The course is open to students who followed an introduction to formal semantics AND to students with a solid background in descriptive linguistics and/or typology.
The main topic of this course is cross linguistic variation in the domain of semantics, focusing on the count/mass distinction. The difference between countable objects (e.g. pens) and non countable stuff (e.g. water) has consequences for the way nouns such as pen and water combine with for instance numerals (cf. two pens vs. two cups (or liters etc.) of water).
When looking at ways in which languages encode countability, a large amount of cross-linguistic variation can be observed.For instance, English count nouns such as pen directly combine with a numeral if the noun is marked with plural -s (two pens). In Mandarin, the noun bǐ ‘pen’ can only be used with a numeral when a so-called ‘numeral classifier’ (CLF) is added indicating the unit of counting.
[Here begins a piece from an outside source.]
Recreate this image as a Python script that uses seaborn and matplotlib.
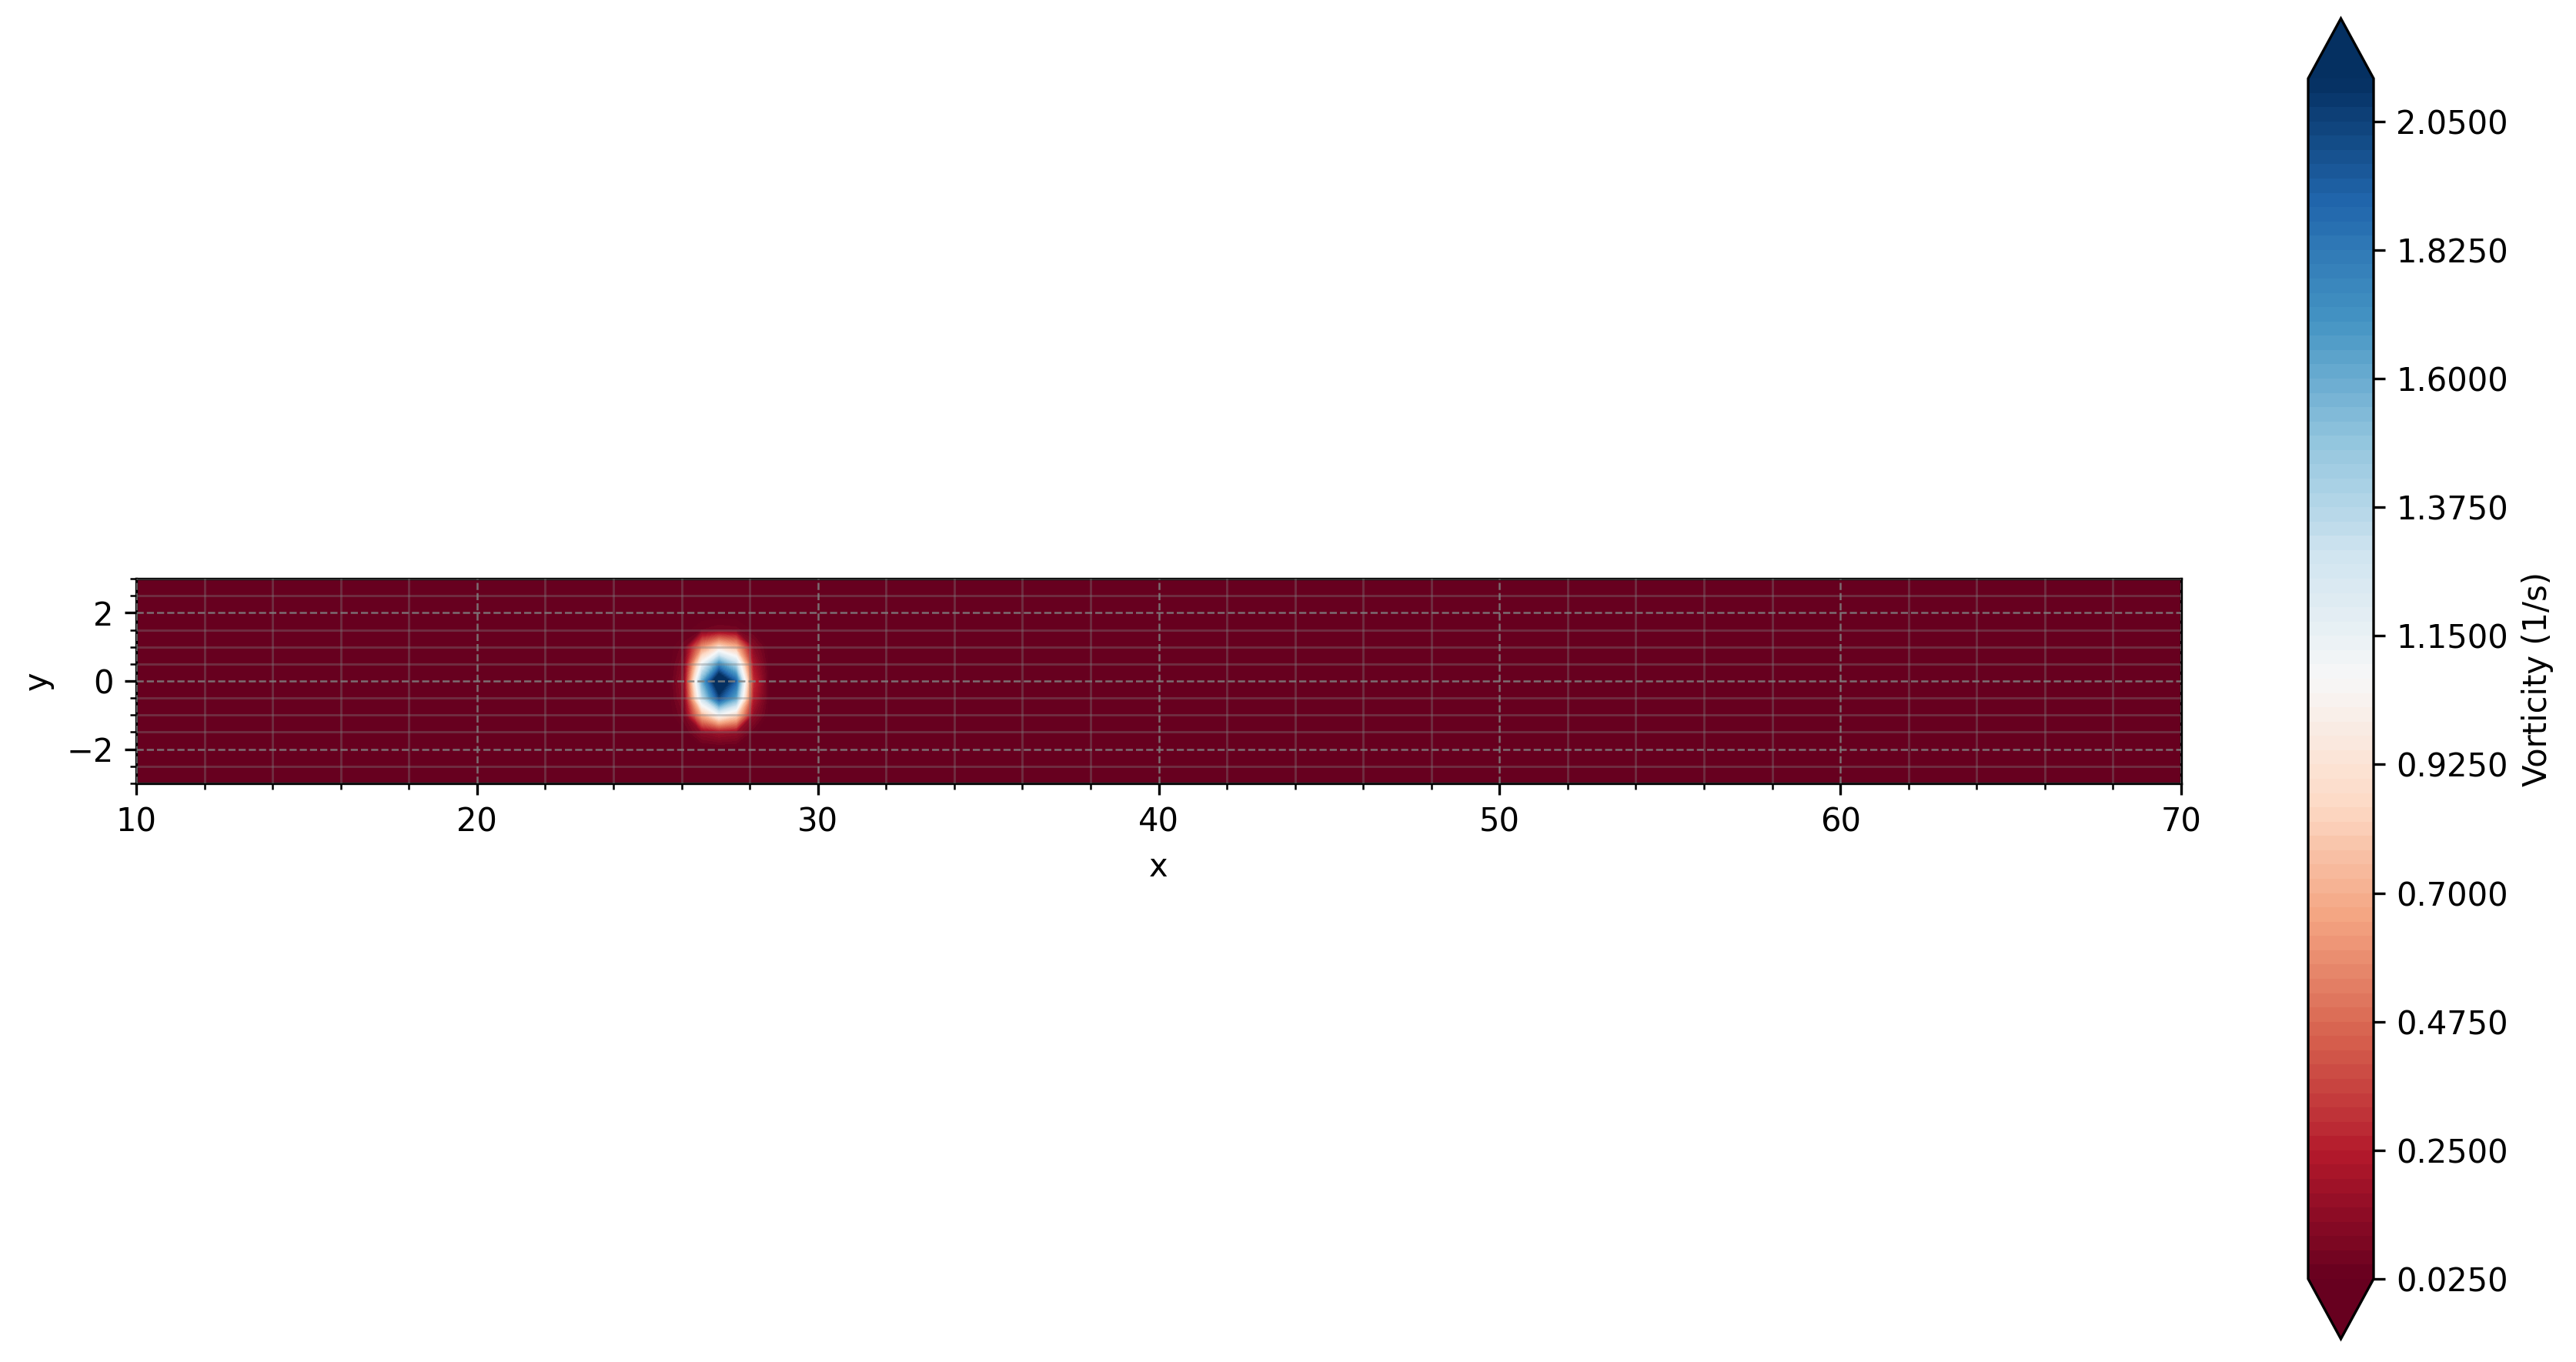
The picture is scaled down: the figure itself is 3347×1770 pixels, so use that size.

English two pens is rendered as Mandarin liǎng zhī bǐ ‘two CLFbranch pen’, a structure that literally means something like ‘two branch pen’, with zhī ‘CLFbranch’ expressing the fact that long thin objects are being counted. In this respect the Mandarin word for ‘pen’ resembles English mass nouns such as water: when using a numeral with a mass noun, an expression such as cup has to be added that indicates the unit of counting, as in two cups of water. Other languages use neither plural marking nor a classifier, and simply use ‘two pen’ (Tagalog, Yudja). Or they allow for different structures: ‘two pen’, ‘two unit pen’ or ‘two pens’ (Indonesian, Armenian).
This course investigates linguistic variation in the domain of the count/mass distinction on the one hand, and looks at semantic approaches that deal with this variation on the other. Moreover, we will address the question how the types of patters we find are connected to human cognition.
Students can choose to focus on formal semantic aspects or on language description and typology.
Ability to critically apply analytical and descriptive linguistic research methods to cross-linguistic data;
Understanding of how semantic theory can be used to predict and explain linguistic data;
Ability to critically evaluate scientific arguments and methods within the sub-domain of semantics and cross-linguistic variation;
Ability to critically discuss the relevant literature and to provide thorough scientific argumentation in a written paper and in an oral presentation.
Mode of instruction
Active participation: 10% (no resit)
Presentations: 20% (no resit)
Extra assignments 20% (resit possible)
Paper 50% (resit possible)
Inspection and feedback
How and when an exam review will take place will be disclosed together with the publication of the exam results at the latest. If a student requests a review within 30 days after publication of the exam results, an exam review will have to be organized.